* START Data block *
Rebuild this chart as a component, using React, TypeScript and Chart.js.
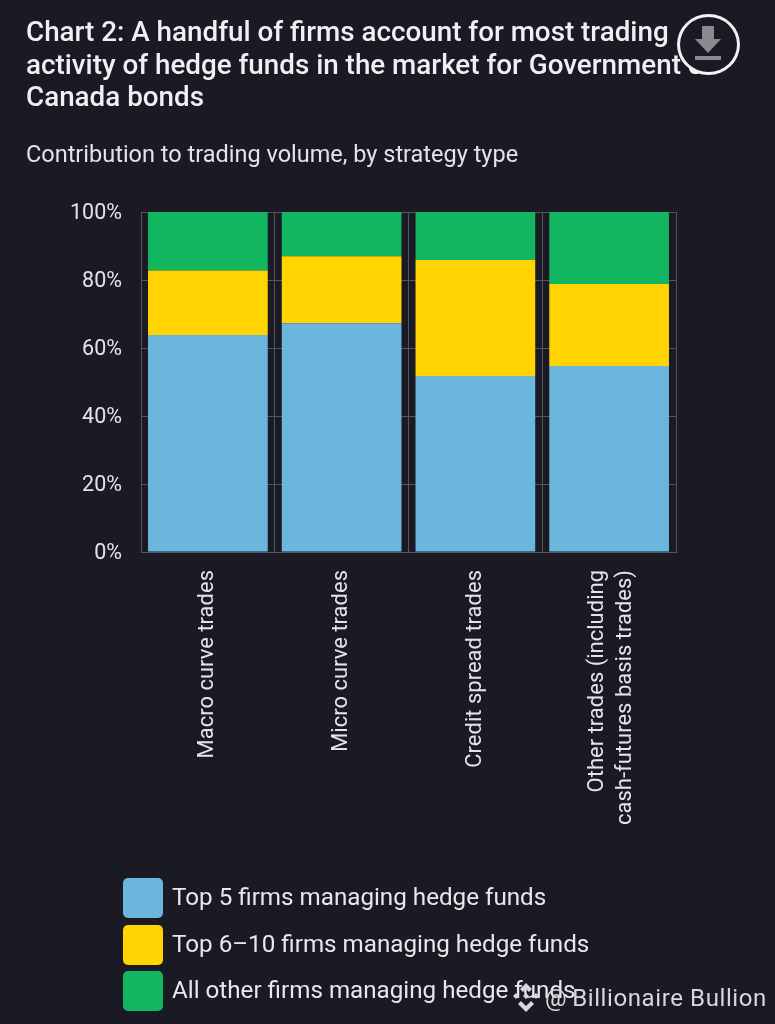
import { useEffect, useRef } from "react";
import { Chart, registerables } from "chart.js";

Chart.register(...registerables);

const categories = [
  "Macro curve trades",
  "Micro curve trades",
  "Credit spread trades",
  ["Other trades (including", "cash-futures basis trades)"],
];
const top5 = [63.8, 67.3, 51.8, 54.7];
const top6to10 = [19.0, 19.7, 34.1, 24.1];
const allOther = [17.2, 13.0, 14.1, 21.2];
const yTicks = [0, 20, 40, 60, 80, 100];

const seriesNames = [
  "Top 5 firms managing hedge funds",
  "Top 6–10 firms managing hedge funds",
  "All other firms managing hedge funds",
];
const seriesColors = ["#6bb6dd", "#ffd400", "#12b560"];

const FONT = "Roboto, sans-serif";
const BG = "#1a1a24";
const GRID = "#55555d";

// two-line labels should sit centred on their bar, chart.js puts the first line there
const centerMultiLine = {
  id: "centerMultiLine",
  afterLayout(chart: any) {
    const items = chart.scales.x.getLabelItems();
    items.forEach((item: any) => {
      if (Array.isArray(item.label)) item.textOffset -= 12;
    });
  },
};

const App = () => {
  const chartRef = useRef<HTMLCanvasElement>(null);
  const chartInstance = useRef<Chart | null>(null);

  useEffect(() => {
    document.body.style.margin = "0";
    document.body.style.background = BG;

    const canvas = chartRef.current;
    if (!canvas) return;
    const ctx = canvas.getContext("2d");
    if (!ctx) return;

    chartInstance.current = new Chart(ctx, {
      type: "bar",
      data: {
        labels: categories as any,
        datasets: [top5, top6to10, allOther].map((data, i) => ({
          label: seriesNames[i],
          data,
          backgroundColor: seriesColors[i],
          barPercentage: 1,
          categoryPercentage: 0.895,
        })),
      },
      plugins: [centerMultiLine],
      options: {
        responsive: false,
        animation: false,
        layout: { padding: { top: 212, right: 99, bottom: 0, left: 0 } },
        plugins: { legend: { display: false }, tooltip: { enabled: false } },
        scales: {
          x: {
            stacked: true,
            border: { color: GRID },
            grid: { color: GRID, drawTicks: false, lineWidth: 1 },
            ticks: {
              color: "#e4e4e8",
              font: { family: FONT, size: 22, lineHeight: 1.27 },
              minRotation: 90,
              maxRotation: 90,
              padding: 18,
              autoSkip: false,
            },
            afterFit: (scale: any) => {
              scale.height = 472;
            },
          },
          y: {
            stacked: true,
            min: 0,
            max: 100,
            afterBuildTicks: (scale: any) => {
              scale.ticks = yTicks.map((value) => ({ value }));
            },
            border: { color: GRID },
            grid: { color: GRID, drawTicks: false },
            ticks: {
              color: "#e4e4e8",
              font: { family: FONT, size: 21.5 },
              padding: 19,
              labelOffset: 1.5,
              callback: (v: any) => `${v}%`,
            },
            afterFit: (scale: any) => {
              scale.width = 141;
            },
          },
        },
      },
    });

    return () => {
      if (chartInstance.current) {
        chartInstance.current.destroy();
      }
    };
  }, []);

  return (
    <div style={{ position: "relative", width: 775, height: 1024, overflow: "hidden", background: BG, fontFamily: FONT }}>
      <canvas ref={chartRef} width={775} height={1024} style={{ position: "absolute", left: 0, top: 0 }} />
      <div style={{ position: "absolute", left: 26, top: 16, width: 740, color: "#f0f0f2", fontSize: 27.8, fontWeight: 500, lineHeight: "32.5px" }}>
        Chart 2: A handful of firms account for most trading
        <br />
        activity of hedge funds in the market for Government of
        <br />
        Canada bonds
      </div>
      <div style={{ position: "absolute", left: 26, top: 140, color: "#e4e4e8", fontSize: 23.5, lineHeight: "28px" }}>
        Contribution to trading volume, by strategy type
      </div>
      <div style={{ position: "absolute", left: 677, top: 14, width: 57, height: 55, borderRadius: "50%", border: "3px solid #f2f2f2", background: BG }}>
        <svg width="57" height="55" viewBox="0 0 57 55">
          <path d="M22 9h12v13h7L28 36 15 22h7z" fill="#8a8a8e" />
          <rect x="15" y="39" width="26" height="4" fill="#8a8a8e" />
        </svg>
      </div>
      {seriesNames.map((name, i) => (
        <div key={name} style={{ position: "absolute", left: 123, top: 878 + i * 46.7, height: 40, display: "flex", alignItems: "center" }}>
          <span style={{ width: 40, height: 40, borderRadius: 5, background: seriesColors[i], display: "inline-block" }} />
          <span style={{ marginLeft: 9, marginTop: -2, color: "#e8e8ea", fontSize: 24.2 }}>{name}</span>
        </div>
      ))}
      <div style={{ position: "absolute", left: 545, top: 984, color: "#d8d8dc", fontSize: 24, letterSpacing: 0.6, lineHeight: "28px" }}>
        <span style={{ marginRight: 5 }}>@</span>Billionaire Bullion
      </div>
      <svg width="36" height="36" viewBox="0 0 36 36" style={{ position: "absolute", left: 508, top: 980 }}>
        <path d="M18 3l6 6-3 3-3-3-3 3-3-3zM8 13l3 3-3 3-3-3zM28 13l3 3-3 3-3-3zM18 13l3 3-3 3-3-3zM18 32l-8-8 3-3 5 5 5-5 3 3z" fill="#d8d8dc" />
      </svg>
    </div>
  );
};

export default App;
* END Data block *
Set task = Repeat the lines above, starting at the first and stopping after the line that holds "Chart.register(...registerables);", with the pictures left out.

Answer below =
Rebuild this chart as a component, using React, TypeScript and Chart.js.
import { useEffect, useRef } from "react";
import { Chart, registerables } from "chart.js";

Chart.register(...registerables);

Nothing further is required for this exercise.